■ **THE REQUEST**
Set the listing down again in full, word for word, with the pictures left out.

■ **DATA SECTION**
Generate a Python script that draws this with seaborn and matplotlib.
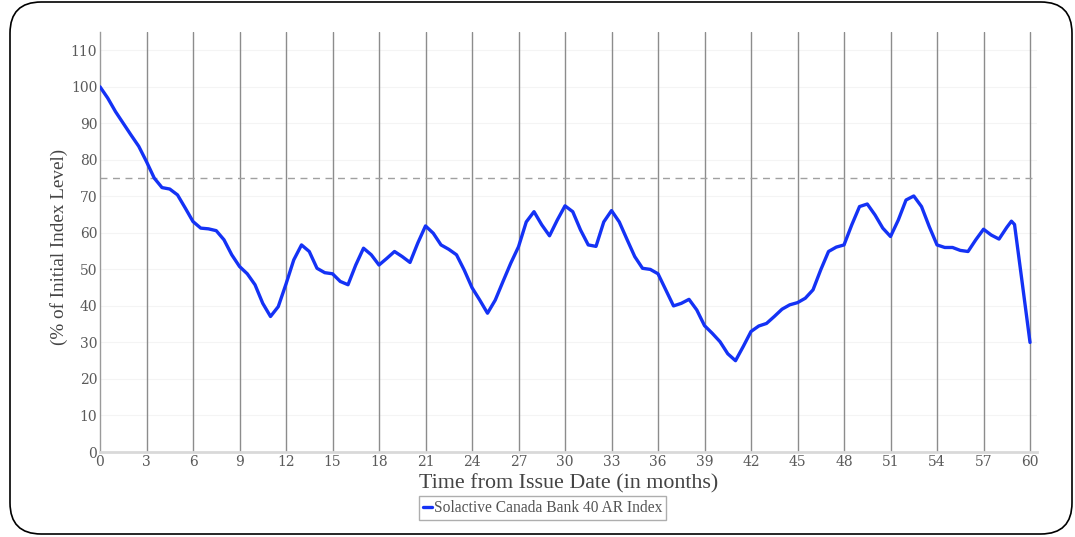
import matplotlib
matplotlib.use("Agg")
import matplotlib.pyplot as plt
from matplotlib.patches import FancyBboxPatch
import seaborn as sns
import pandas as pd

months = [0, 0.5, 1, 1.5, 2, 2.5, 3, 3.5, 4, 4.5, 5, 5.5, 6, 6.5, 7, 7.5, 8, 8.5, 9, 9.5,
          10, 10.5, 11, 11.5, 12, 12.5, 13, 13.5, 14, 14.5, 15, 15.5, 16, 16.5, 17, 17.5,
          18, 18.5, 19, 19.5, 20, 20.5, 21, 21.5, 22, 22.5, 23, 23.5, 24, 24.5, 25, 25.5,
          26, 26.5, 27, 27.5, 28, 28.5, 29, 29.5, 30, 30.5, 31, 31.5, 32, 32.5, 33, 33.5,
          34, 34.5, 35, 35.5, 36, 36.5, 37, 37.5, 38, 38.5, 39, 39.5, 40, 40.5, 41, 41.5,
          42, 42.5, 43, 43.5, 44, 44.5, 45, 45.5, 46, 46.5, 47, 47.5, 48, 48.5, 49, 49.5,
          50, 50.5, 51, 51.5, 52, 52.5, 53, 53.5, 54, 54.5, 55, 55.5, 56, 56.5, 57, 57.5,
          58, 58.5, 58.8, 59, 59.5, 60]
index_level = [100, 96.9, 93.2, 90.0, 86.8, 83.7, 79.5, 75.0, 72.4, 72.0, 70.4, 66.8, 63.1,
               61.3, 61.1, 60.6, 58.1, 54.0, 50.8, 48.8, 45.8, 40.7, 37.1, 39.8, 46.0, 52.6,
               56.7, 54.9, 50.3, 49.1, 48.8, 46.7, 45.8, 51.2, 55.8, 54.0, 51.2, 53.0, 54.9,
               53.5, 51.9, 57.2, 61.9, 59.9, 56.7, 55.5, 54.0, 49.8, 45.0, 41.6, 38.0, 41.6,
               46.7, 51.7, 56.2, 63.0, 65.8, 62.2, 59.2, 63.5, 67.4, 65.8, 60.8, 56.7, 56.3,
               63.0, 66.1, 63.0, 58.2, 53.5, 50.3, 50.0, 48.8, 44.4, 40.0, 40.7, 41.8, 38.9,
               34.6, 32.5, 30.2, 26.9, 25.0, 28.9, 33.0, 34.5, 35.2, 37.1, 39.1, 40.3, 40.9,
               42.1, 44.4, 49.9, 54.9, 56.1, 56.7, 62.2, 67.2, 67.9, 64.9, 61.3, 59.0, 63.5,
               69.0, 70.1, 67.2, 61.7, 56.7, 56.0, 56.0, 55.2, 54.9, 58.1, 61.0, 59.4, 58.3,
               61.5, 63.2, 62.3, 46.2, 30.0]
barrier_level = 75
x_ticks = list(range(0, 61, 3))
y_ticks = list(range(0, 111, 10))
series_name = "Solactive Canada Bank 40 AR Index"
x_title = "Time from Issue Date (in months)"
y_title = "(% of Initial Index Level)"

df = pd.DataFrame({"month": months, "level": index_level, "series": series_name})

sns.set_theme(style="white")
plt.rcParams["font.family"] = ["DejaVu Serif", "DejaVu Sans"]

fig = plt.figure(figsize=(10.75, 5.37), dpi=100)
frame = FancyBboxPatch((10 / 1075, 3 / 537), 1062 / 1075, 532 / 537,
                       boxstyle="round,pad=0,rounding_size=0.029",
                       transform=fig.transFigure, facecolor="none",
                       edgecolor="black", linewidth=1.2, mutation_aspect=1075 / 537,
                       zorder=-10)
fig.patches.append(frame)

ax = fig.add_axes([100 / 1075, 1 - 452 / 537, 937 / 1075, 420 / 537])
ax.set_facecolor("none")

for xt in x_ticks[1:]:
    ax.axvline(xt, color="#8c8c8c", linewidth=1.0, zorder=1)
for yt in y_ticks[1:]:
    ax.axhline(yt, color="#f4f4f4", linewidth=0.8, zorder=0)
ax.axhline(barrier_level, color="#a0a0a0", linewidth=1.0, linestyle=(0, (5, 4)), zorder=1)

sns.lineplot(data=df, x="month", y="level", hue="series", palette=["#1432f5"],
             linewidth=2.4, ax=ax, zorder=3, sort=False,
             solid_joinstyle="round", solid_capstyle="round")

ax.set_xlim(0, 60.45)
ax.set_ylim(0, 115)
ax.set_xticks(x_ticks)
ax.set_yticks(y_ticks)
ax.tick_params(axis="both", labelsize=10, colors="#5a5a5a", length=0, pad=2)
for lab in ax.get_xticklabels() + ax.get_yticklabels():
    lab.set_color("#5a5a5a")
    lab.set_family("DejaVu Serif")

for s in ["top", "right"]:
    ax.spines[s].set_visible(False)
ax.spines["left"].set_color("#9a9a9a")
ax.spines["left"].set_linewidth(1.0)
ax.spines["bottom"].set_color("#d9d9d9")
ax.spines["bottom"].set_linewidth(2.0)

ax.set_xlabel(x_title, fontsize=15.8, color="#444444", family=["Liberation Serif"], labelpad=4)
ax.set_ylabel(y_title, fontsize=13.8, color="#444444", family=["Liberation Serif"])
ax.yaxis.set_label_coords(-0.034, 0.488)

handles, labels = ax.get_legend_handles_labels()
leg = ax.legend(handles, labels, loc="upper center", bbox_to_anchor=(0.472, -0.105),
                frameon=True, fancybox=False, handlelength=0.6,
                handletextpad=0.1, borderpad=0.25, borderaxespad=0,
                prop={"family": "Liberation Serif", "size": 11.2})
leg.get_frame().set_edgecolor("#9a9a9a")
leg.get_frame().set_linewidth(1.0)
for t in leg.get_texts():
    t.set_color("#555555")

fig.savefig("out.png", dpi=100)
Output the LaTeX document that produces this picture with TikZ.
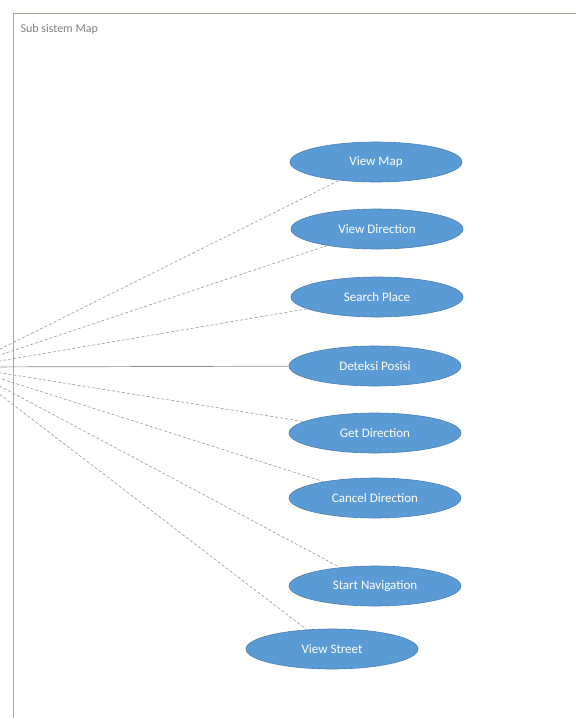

■ **OUTPUT FOR THIS EXERCISE**
Generate a Python script that draws this with seaborn and matplotlib.
import matplotlib
matplotlib.use("Agg")
import matplotlib.pyplot as plt
from matplotlib.patches import FancyBboxPatch
import seaborn as sns
import pandas as pd

months = [0, 0.5, 1, 1.5, 2, 2.5, 3, 3.5, 4, 4.5, 5, 5.5, 6, 6.5, 7, 7.5, 8, 8.5, 9, 9.5,
          10, 10.5, 11, 11.5, 12, 12.5, 13, 13.5, 14, 14.5, 15, 15.5, 16, 16.5, 17, 17.5,
          18, 18.5, 19, 19.5, 20, 20.5, 21, 21.5, 22, 22.5, 23, 23.5, 24, 24.5, 25, 25.5,
          26, 26.5, 27, 27.5, 28, 28.5, 29, 29.5, 30, 30.5, 31, 31.5, 32, 32.5, 33, 33.5,
          34, 34.5, 35, 35.5, 36, 36.5, 37, 37.5, 38, 38.5, 39, 39.5, 40, 40.5, 41, 41.5,
          42, 42.5, 43, 43.5, 44, 44.5, 45, 45.5, 46, 46.5, 47, 47.5, 48, 48.5, 49, 49.5,
          50, 50.5, 51, 51.5, 52, 52.5, 53, 53.5, 54, 54.5, 55, 55.5, 56, 56.5, 57, 57.5,
          58, 58.5, 58.8, 59, 59.5, 60]
index_level = [100, 96.9, 93.2, 90.0, 86.8, 83.7, 79.5, 75.0, 72.4, 72.0, 70.4, 66.8, 63.1,
               61.3, 61.1, 60.6, 58.1, 54.0, 50.8, 48.8, 45.8, 40.7, 37.1, 39.8, 46.0, 52.6,
               56.7, 54.9, 50.3, 49.1, 48.8, 46.7, 45.8, 51.2, 55.8, 54.0, 51.2, 53.0, 54.9,
               53.5, 51.9, 57.2, 61.9, 59.9, 56.7, 55.5, 54.0, 49.8, 45.0, 41.6, 38.0, 41.6,
               46.7, 51.7, 56.2, 63.0, 65.8, 62.2, 59.2, 63.5, 67.4, 65.8, 60.8, 56.7, 56.3,
               63.0, 66.1, 63.0, 58.2, 53.5, 50.3, 50.0, 48.8, 44.4, 40.0, 40.7, 41.8, 38.9,
               34.6, 32.5, 30.2, 26.9, 25.0, 28.9, 33.0, 34.5, 35.2, 37.1, 39.1, 40.3, 40.9,
               42.1, 44.4, 49.9, 54.9, 56.1, 56.7, 62.2, 67.2, 67.9, 64.9, 61.3, 59.0, 63.5,
               69.0, 70.1, 67.2, 61.7, 56.7, 56.0, 56.0, 55.2, 54.9, 58.1, 61.0, 59.4, 58.3,
               61.5, 63.2, 62.3, 46.2, 30.0]
barrier_level = 75
x_ticks = list(range(0, 61, 3))
y_ticks = list(range(0, 111, 10))
series_name = "Solactive Canada Bank 40 AR Index"
x_title = "Time from Issue Date (in months)"
y_title = "(% of Initial Index Level)"

df = pd.DataFrame({"month": months, "level": index_level, "series": series_name})

sns.set_theme(style="white")
plt.rcParams["font.family"] = ["DejaVu Serif", "DejaVu Sans"]

fig = plt.figure(figsize=(10.75, 5.37), dpi=100)
frame = FancyBboxPatch((10 / 1075, 3 / 537), 1062 / 1075, 532 / 537,
                       boxstyle="round,pad=0,rounding_size=0.029",
                       transform=fig.transFigure, facecolor="none",
                       edgecolor="black", linewidth=1.2, mutation_aspect=1075 / 537,
                       zorder=-10)
fig.patches.append(frame)

ax = fig.add_axes([100 / 1075, 1 - 452 / 537, 937 / 1075, 420 / 537])
ax.set_facecolor("none")

for xt in x_ticks[1:]:
    ax.axvline(xt, color="#8c8c8c", linewidth=1.0, zorder=1)
for yt in y_ticks[1:]:
    ax.axhline(yt, color="#f4f4f4", linewidth=0.8, zorder=0)
ax.axhline(barrier_level, color="#a0a0a0", linewidth=1.0, linestyle=(0, (5, 4)), zorder=1)

sns.lineplot(data=df, x="month", y="level", hue="series", palette=["#1432f5"],
             linewidth=2.4, ax=ax, zorder=3, sort=False,
             solid_joinstyle="round", solid_capstyle="round")

ax.set_xlim(0, 60.45)
ax.set_ylim(0, 115)
ax.set_xticks(x_ticks)
ax.set_yticks(y_ticks)
ax.tick_params(axis="both", labelsize=10, colors="#5a5a5a", length=0, pad=2)
for lab in ax.get_xticklabels() + ax.get_yticklabels():
    lab.set_color("#5a5a5a")
    lab.set_family("DejaVu Serif")

for s in ["top", "right"]:
    ax.spines[s].set_visible(False)
ax.spines["left"].set_color("#9a9a9a")
ax.spines["left"].set_linewidth(1.0)
ax.spines["bottom"].set_color("#d9d9d9")
ax.spines["bottom"].set_linewidth(2.0)

ax.set_xlabel(x_title, fontsize=15.8, color="#444444", family=["Liberation Serif"], labelpad=4)
ax.set_ylabel(y_title, fontsize=13.8, color="#444444", family=["Liberation Serif"])
ax.yaxis.set_label_coords(-0.034, 0.488)

handles, labels = ax.get_legend_handles_labels()
leg = ax.legend(handles, labels, loc="upper center", bbox_to_anchor=(0.472, -0.105),
                frameon=True, fancybox=False, handlelength=0.6,
                handletextpad=0.1, borderpad=0.25, borderaxespad=0,
                prop={"family": "Liberation Serif", "size": 11.2})
leg.get_frame().set_edgecolor("#9a9a9a")
leg.get_frame().set_linewidth(1.0)
for t in leg.get_texts():
    t.set_color("#555555")

fig.savefig("out.png", dpi=100)
Output the LaTeX document that produces this picture with TikZ.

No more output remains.